The difference matters because a service scales with headcount and a category scales with tooling. I can refine one podcast corpus myself. But the pipeline - the skills, the SOPs, the quality gates, the production process - can be operated by anyone I train. And the training is the pipeline itself. You learn knowledge refining by running the refinery.
That's the endgame. Not a boutique where I produce books for ten clients. A refinery that other people operate, processing corpora I'll never touch, producing products in niches I don't know anything about. The platform takes a cut. The skills get better with every run.

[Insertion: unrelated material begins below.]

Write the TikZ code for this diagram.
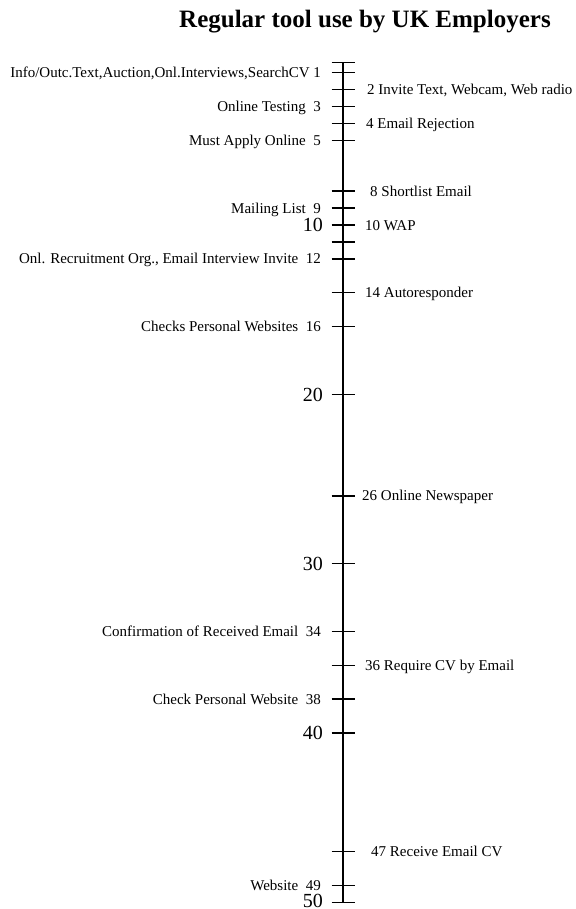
\documentclass[tikz,border=0pt]{standalone}
\usepackage{fontspec}
\setmainfont{Liberation Serif}
\usepackage{tikz}
\tikzset{
leftlab/.style={anchor=base east, inner sep=0pt, font=\fontsize{15}{18}\selectfont, yshift=-5pt},
rightlab/.style={anchor=base west, inner sep=0pt, font=\fontsize{15}{18}\selectfont, yshift=-5pt},
bignum/.style={anchor=base east, inner sep=0pt, font=\fontsize{20}{24}\selectfont, yshift=-6.8pt},
tickmark/.style={line width=1.4pt}}

\begin{document}
\begin{tikzpicture}[x=1pt,y=-1pt]
    \useasboundingbox (0,0) rectangle (575,909);

                \node[anchor=base, inner sep=0pt, font=\bfseries\fontsize{25}{30}\selectfont] (title) at (365,28) {Regular tool use by UK Employers};

                % the axis
                \coordinate (top) at (343,62.5);
                \coordinate (bot) at (343,902.2);
                \draw[tickmark] (top) -- (bot);

                % ticks
                \draw[tickmark] (331.5,62.5) -- (354.5,62.5);
                \draw[tickmark] (331.5,72.6) -- (354.5,72.6);
                \draw[tickmark] (331.5,89.6) -- (354.5,89.6);
                \draw[tickmark] (331.5,106.5) -- (354.5,106.5);
                \draw[tickmark] (331.5,123.4) -- (354.5,123.4);
                \draw[tickmark] (331.5,140.4) -- (354.5,140.4);
                \draw[tickmark] (331.5,191.1) -- (354.5,191.1);
                \draw[tickmark] (331.5,208.1) -- (354.5,208.1);
                \draw[tickmark] (331.5,225) -- (354.5,225);
                \draw[tickmark] (331.5,241.9) -- (354.5,241.9);
                \draw[tickmark] (331.5,258.9) -- (354.5,258.9);
                \draw[tickmark] (331.5,292.7) -- (354.5,292.7);
                \draw[tickmark] (331.5,326.6) -- (354.5,326.6);
                \draw[tickmark] (331.5,394.3) -- (354.5,394.3);
                \draw[tickmark] (331.5,495.9) -- (354.5,495.9);
                \draw[tickmark] (331.5,563.6) -- (354.5,563.6);
                \draw[tickmark] (331.5,631.3) -- (354.5,631.3);
                \draw[tickmark] (331.5,665.2) -- (354.5,665.2);
                \draw[tickmark] (331.5,699) -- (354.5,699);
                \draw[tickmark] (331.5,732.9) -- (354.5,732.9);
                \draw[tickmark] (331.5,851.4) -- (354.5,851.4);
                \draw[tickmark] (331.5,885.3) -- (354.5,885.3);
                \draw[tickmark] (331.5,902.2) -- (354.5,902.2);

                % big numbers
                \node[bignum] (n10) at (323,225) {10};
                \node[bignum] (n20) at (323,394.3) {20};
                \node[bignum] (n30) at (323,563.6) {30};
                \node[bignum] (n40) at (323,732.9) {40};
                \node[bignum, yshift=1.3pt] (n50) at (323,902.2) {50};

                % left side
                \node[leftlab] (l1) at (321,72.6) {Info/Outc.Text,Auction,Onl.Interviews,SearchCV 1};
                \node[leftlab] (l3) at (321,106.5) {Online Testing~~3};
                \node[leftlab] (l5) at (321,140.4) {Must Apply Online~~5};
                \node[leftlab] (l9) at (321,208.1) {Mailing List~~9};
                \node[leftlab] (l12) at (321,258.9) {Onl. Recruitment Org., Email Interview Invite~~12};
                \node[leftlab] (l16) at (321,326.6) {Checks Personal Websites~~16};
                \node[leftlab] (l34) at (321,631.3) {Confirmation of Received Email~~34};
                \node[leftlab] (l38) at (321,699) {Check Personal Website~~38};
                \node[leftlab] (l49) at (321,885.3) {Website~~49};

                % right side
                \node[rightlab] (r2) at (367,89.6) {2 Invite Text, Webcam, Web radio};
                \node[rightlab] (r4) at (366,123.4) {4 Email Rejection};
                \node[rightlab] (r8) at (370,191.1) {8 Shortlist Email};
                \node[rightlab] (r10) at (365,225) {10 WAP};
                \node[rightlab] (r14) at (365,292.7) {14 Autoresponder};
                \node[rightlab] (r26) at (362,495.9) {26 Online Newspaper};
                \node[rightlab] (r36) at (365,665.2) {36 Require CV by Email};
                \node[rightlab] (r47) at (371,851.4) {47 Receive Email CV};

            \end{tikzpicture}
\end{document}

The creators get products they couldn't build themselves.
And somewhere in the archive of every podcast that's ever published fifty episodes, there's a book waiting to be refined.
The question I keep asking myself is whether Keynes would recognize this as progress.
A technology that turns dormant archives into living knowledge. That takes the best thinking from a thousand podcast conversations and makes it searchable, quotable, teachable. That gives a creator's ideas a life beyond the feed.
Or a technology that turns every backlog into a production opportunity and every corpus into a pipeline and never lets anything just sit there, being what it is, without someone calculating the marginal return on refining it.
I don't have a clean answer. Both things are true. The refinery produces real value - books that people read, skills that people use, wikis that organize knowledge that was previously inaccessible. And the refinery is a machine, and machines have a way of running you if you're not careful about running them.
So I run it on things I care about. Niches where I have conviction. Creators whose work I'd read anyway. I point the pipeline at the Catholic land movement and rural newsletters and a psychologist who teaches breathing exercises to anxious people. Not because these are the most profitable niches - they're not - but because the refinery should serve something, and if I can't name what it serves, I'm just processing crude.
The intelligence is abundant. The transcripts are abundant. The question, as always, is what's worth refining.